Print only the lines from the top of the data through the line with "from bokeh.resources import INLINE", both included, skipping every picture.

+++

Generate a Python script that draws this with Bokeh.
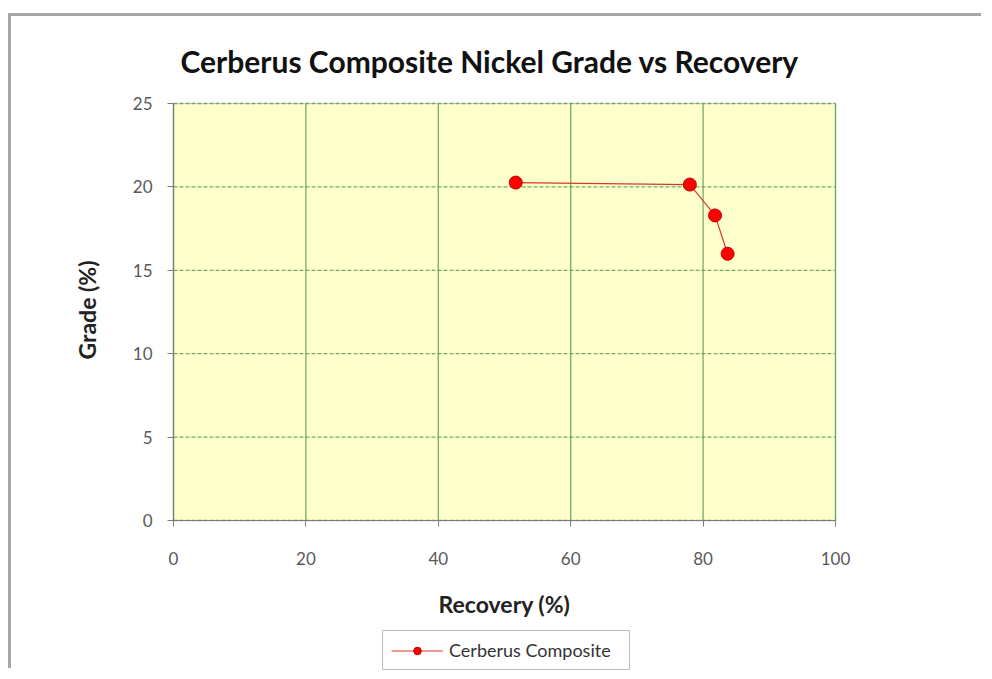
from bokeh.plotting import figure
from bokeh.models import Legend, LegendItem, Range1d, FixedTicker, BoxAnnotation, Title
from bokeh.embed import file_html
from bokeh.resources import INLINE

# ---- data ----
series_name = "Cerberus Composite"
recovery = [51.7, 78.0, 81.8, 83.7]
grade = [20.26, 20.14, 18.29, 15.99]
x_ticks = [0, 20, 40, 60, 80, 100]
y_ticks = [0, 5, 10, 15, 20, 25]
x_min, x_max = 0, 100
y_min, y_max = 0, 25

FONT = "Lato"

# ---- layout (pixels) ----
W, H = 973, 655
CHART_W, CHART_H = 662, 417          # size of the yellow plotting area
PAD_L, PAD_R, PAD_T = 48, 25, 12     # frame extends past the chart for the tick labels
B_LEFT, B_RIGHT, B_TOP = 162 - PAD_L, 149 - PAD_R, 87 - PAD_T
FRAME_H = H - B_TOP                  # frame extends down to host the legend
x_lo = x_min - (x_max - x_min) * PAD_L / CHART_W
x_hi = x_max + (x_max - x_min) * PAD_R / CHART_W
y_hi = y_max + (y_max - y_min) * PAD_T / CHART_H
y_lo = y_hi - (y_max - y_min) * FRAME_H / CHART_H

p = figure(width=W, height=H, output_backend="svg", toolbar_location=None,
           x_range=Range1d(x_lo, x_hi), y_range=Range1d(y_lo, y_hi),
           min_border_left=B_LEFT, min_border_right=B_RIGHT, min_border_top=B_TOP,
           min_border_bottom=0,
           title="Cerberus Composite Nickel Grade vs Recovery")
p.styles = {"border-left": "3px solid #a6a6a6", "border-top": "3px solid #a6a6a6",
            "margin-top": "13px", "margin-left": "8px"}

p.title.align = "left"
p.title.offset = 7 + PAD_L
p.title.standoff = 26
p.title.text_font = FONT
p.title.text_font_size = "30px"
p.title.text_font_style = "bold"
p.title.text_color = "#111111"

p.background_fill_color = "white"
p.border_fill_color = "white"
p.outline_line_color = None

chart_bg = BoxAnnotation(left=x_min, right=x_max, bottom=y_min, top=y_max,
                         fill_color="#ffffcc", fill_alpha=1,
                         line_color="#8f9f80", line_width=1.2, level="image")
p.add_layout(chart_bg)

# grid lines, limited to the chart area
p.xgrid.visible = False
p.ygrid.visible = False
p.segment(x0=x_ticks, y0=[y_min] * len(x_ticks), x1=x_ticks, y1=[y_max] * len(x_ticks),
          line_color="#4f9a4f", line_alpha=0.8, line_width=1.3)
p.segment(x0=[x_min] * len(y_ticks), y0=y_ticks, x1=[x_max] * len(y_ticks), y1=y_ticks,
          line_color="#4f9a4f", line_alpha=0.8, line_width=1.3, line_dash="4 2")

p.xaxis.ticker = FixedTicker(ticks=x_ticks)
p.yaxis.ticker = FixedTicker(ticks=y_ticks)
p.xaxis.fixed_location = y_min
p.yaxis.fixed_location = x_min
p.xaxis.bounds = (x_min, x_max)
p.yaxis.bounds = (y_min, y_max)
for ax in (p.xaxis[0], p.yaxis[0]):
    ax.axis_line_color = "#7a7a7a"
    ax.axis_line_width = 1.2
    ax.major_tick_line_color = "#7a7a7a"
    ax.major_tick_out = 6
    ax.major_tick_in = 0
    ax.minor_tick_out = 0
    ax.minor_tick_in = 0
    ax.major_label_text_font = FONT
    ax.major_label_text_font_size = "17px"
    ax.major_label_text_color = "#595959"
    ax.axis_label_text_font = FONT
    ax.axis_label_text_font_size = "23px"
    ax.axis_label_text_font_style = "bold"
    ax.axis_label_text_color = "#222222"

p.xaxis.axis_label = "Recovery (%)"
p.xaxis.major_label_standoff = 25
p.xaxis.axis_label_standoff = 22
p.yaxis.major_label_standoff = 15

ylab = Title(text="Grade (%)", align="right", offset=157 + PAD_T, standoff=50,
             text_font=FONT, text_font_size="23px", text_font_style="bold",
             text_color="#222222")
p.add_layout(ylab, "left")

ln = p.line(recovery, grade, line_color="#d8382a", line_width=1.2)
sc = p.scatter(recovery, grade, size=13, fill_color="#ff0000",
               line_color="#c00000", line_width=1)

legend = Legend(items=[LegendItem(label=series_name, renderers=[ln, sc])],
                location=(209 + PAD_L, 1), orientation="horizontal",
                border_line_color="#808080", border_line_width=1.5,
                padding=8, glyph_width=52, glyph_height=19, label_standoff=6,
                label_width=172,
                label_text_font=FONT, label_text_font_size="18px",
                label_text_color="#333333", margin=0)
p.add_layout(legend, "center")

open("out.html", "w").write(file_html(p, INLINE))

+++

> _REPLY TO THE TASK_
Generate a Python script that draws this with Bokeh.
from bokeh.plotting import figure
from bokeh.models import Legend, LegendItem, Range1d, FixedTicker, BoxAnnotation, Title
from bokeh.embed import file_html
from bokeh.resources import INLINE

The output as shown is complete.